We’re a week out from Planting Day, which longtime readers of this blog know is my favorite day of the entire year. I spent most of today getting the backyard ready for next week’s gardening extravaganza — tilling the garden area (Ron rented this little Stihl tiller, which was very lightweight and easy to use, even for a first-timer), buying a quarter-ton of flagstone and turning it into stepping stones, fixing a small problem I discovered with the fence I installed a couple of weeks ago, shopping for odds and ends, and installing solar landscaping lights to mark the stepping-stone paths I’d just put in.
I’m sure the batteries compromise some of their environmental integrity, but I’ve been a fan of solar accent lights for years. I bought my first one when we lived in Belleville. It cost $30 and produced a weak amber light that ran down a couple of hours after sunset. I wasn’t impressed, but I liked the fact that it didn’t require any wiring, and I figured the technology would improve over time.

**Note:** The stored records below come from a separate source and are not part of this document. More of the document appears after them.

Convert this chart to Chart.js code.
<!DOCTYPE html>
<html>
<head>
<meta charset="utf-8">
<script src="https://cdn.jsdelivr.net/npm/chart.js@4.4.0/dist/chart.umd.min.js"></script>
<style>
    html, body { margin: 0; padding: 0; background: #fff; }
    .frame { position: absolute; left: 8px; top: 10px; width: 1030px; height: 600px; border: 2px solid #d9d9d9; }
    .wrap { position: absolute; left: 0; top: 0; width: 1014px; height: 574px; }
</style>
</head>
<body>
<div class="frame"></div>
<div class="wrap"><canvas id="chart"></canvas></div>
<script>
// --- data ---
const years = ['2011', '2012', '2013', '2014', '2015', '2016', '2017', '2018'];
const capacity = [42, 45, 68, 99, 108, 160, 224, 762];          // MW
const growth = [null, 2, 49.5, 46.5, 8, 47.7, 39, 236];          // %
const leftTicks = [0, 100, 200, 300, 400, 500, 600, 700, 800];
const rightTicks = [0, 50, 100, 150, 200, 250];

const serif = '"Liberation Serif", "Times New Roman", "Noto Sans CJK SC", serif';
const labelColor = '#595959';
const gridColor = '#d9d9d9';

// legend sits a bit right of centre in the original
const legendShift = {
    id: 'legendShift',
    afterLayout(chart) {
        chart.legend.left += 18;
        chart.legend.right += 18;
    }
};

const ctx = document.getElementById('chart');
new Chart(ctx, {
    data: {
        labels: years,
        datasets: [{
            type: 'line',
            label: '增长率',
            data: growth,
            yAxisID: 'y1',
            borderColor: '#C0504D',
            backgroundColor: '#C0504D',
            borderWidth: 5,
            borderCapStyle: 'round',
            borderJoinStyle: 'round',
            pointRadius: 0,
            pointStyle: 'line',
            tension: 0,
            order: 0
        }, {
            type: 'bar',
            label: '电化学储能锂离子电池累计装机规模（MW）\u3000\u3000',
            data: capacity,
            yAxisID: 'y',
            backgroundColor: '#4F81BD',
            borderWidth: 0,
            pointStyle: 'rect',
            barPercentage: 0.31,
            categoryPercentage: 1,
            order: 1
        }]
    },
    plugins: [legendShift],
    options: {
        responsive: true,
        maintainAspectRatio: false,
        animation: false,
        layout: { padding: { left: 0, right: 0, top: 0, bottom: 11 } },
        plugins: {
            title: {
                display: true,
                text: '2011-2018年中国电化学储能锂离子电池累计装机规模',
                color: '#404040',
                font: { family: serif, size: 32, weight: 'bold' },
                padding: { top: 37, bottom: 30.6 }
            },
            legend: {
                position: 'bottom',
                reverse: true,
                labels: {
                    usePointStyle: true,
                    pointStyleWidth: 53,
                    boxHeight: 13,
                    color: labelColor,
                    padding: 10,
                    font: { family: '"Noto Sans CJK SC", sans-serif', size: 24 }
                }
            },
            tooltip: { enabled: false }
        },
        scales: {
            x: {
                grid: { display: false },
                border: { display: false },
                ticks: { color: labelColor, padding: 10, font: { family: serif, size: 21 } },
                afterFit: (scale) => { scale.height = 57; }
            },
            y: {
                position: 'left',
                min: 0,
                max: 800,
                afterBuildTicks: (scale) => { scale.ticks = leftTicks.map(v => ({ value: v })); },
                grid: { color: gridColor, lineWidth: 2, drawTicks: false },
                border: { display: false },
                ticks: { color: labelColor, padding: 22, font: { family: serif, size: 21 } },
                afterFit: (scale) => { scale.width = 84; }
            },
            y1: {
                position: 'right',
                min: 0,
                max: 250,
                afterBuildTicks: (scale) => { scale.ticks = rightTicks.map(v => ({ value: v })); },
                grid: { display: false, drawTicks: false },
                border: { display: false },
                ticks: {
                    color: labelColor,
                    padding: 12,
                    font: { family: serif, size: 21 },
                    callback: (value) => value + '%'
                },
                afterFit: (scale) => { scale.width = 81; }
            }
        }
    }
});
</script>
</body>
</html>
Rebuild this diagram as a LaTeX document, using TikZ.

Nearly 15 years later, you can buy bright white solar accent lights for $2 apiece. I picked up 10 of them tonight and spent longer removing the bar-code stickers than I spent installing the lights themselves. They don’t use any electricity from the power company, and I didn’t have to wire anything. More importantly, when I buy solar-powered products, I’m showing their manufacturers there’s a market for alternative energy, which hopefully will drive more and better technology in the future.
Here are a few grainy shots of the new lights in action. I love that star pattern the diffusers make:
You aren’t going to end global warming with a handful of accent lighting, but you’ll save a little energy and make the garden a little prettier — and the more you enjoy your garden, the more time you’re likely to spend working in it, growing your own vegetables and herbs and reducing your reliance on factory-farmed produce. There’s no question that’s good for the environment.